His second type of source material is the environmental and cultural clutter encountered in his studio, sometimes, but not always, by choice: news stories, to do lists, phone messages, mail, street noise, reading material and traffic. He makes copies, in drawing and painting, of these individual things, often following a set procedure, such as reading a book and stopping to render each noun (both the letters, spelling out the word, and the image that the noun represents). He cuts out various words and images, organizes the tiny, tricky pieces of paper, and tapes them together from behind (in the case of a sculpture) or affixes them to a larger sheet.
“Conflated” is made up of two hundred, two-inch pieces of paper that are meant to represent, in part, the blank pages of an unfinished studio sketchbook. To make them, Fox uses every writing implement he can find in his work area (pencils, pens, markers) to draw two-inch frames on a sheet of paper, which he then cuts out in horizontal sections, also cutting out the middle, which is empty in the way an actual frame is.
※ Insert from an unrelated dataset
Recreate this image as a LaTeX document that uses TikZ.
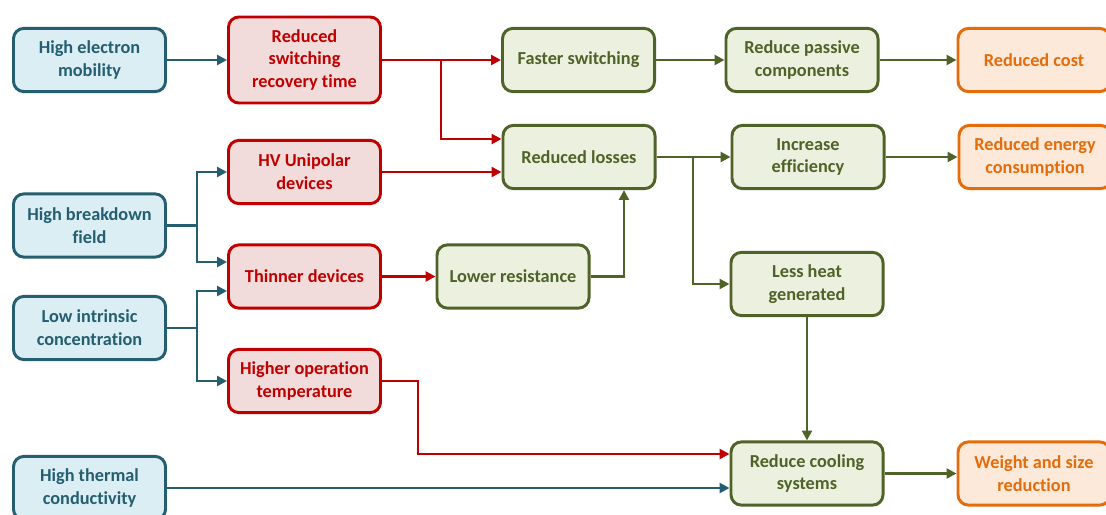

He takes the multiple drawings to the gallery and pins each piece to the wall, forming a bulging structure that brings to mind an open field, a thought balloon or a shelter. Yet the intricate paper and pin construction is extremely fragile; the slightest gesture could rip it from the wall and destroy it, which would throw the last interpretation, the notion of a protected space (mental or physical), into question. This undermining of the illusion of things safe and secure, a psychological defense mechanism we indeed need to survive, calls to mind similar mythic delusions: fated vessels promising safe adventure (Titanic, Hindenburg), or structures falsely offering refuge (Katrina victim’s herded into the Superdome). The work ultimately probes: what combination of truth, falsity and things in-between occupy our mental space; what, ultimately, constructs our ideas?
The juxtaposition of hallowed religious texts with unremarkable, apparently randomly encountered stimuli raises provocative questions about the differences and similarities between the two “modes of communication.” The first exists as a traditional, centuries-old entity that, to its adherents, constitutes truth; the second appears to be haphazard, yet it is the result of concrete economic and social forces. Both forms of information are generated by power structures. Fox’s consideration of the ways systems and objects collude to function as conceptual landscapes jam-packed with overt and buried assumptions we unconsciously accept as true, seems to be telling us, Pay Close Attention to What Forms You. Or, to quote Jules Verne, “Look with all your eyes, look.”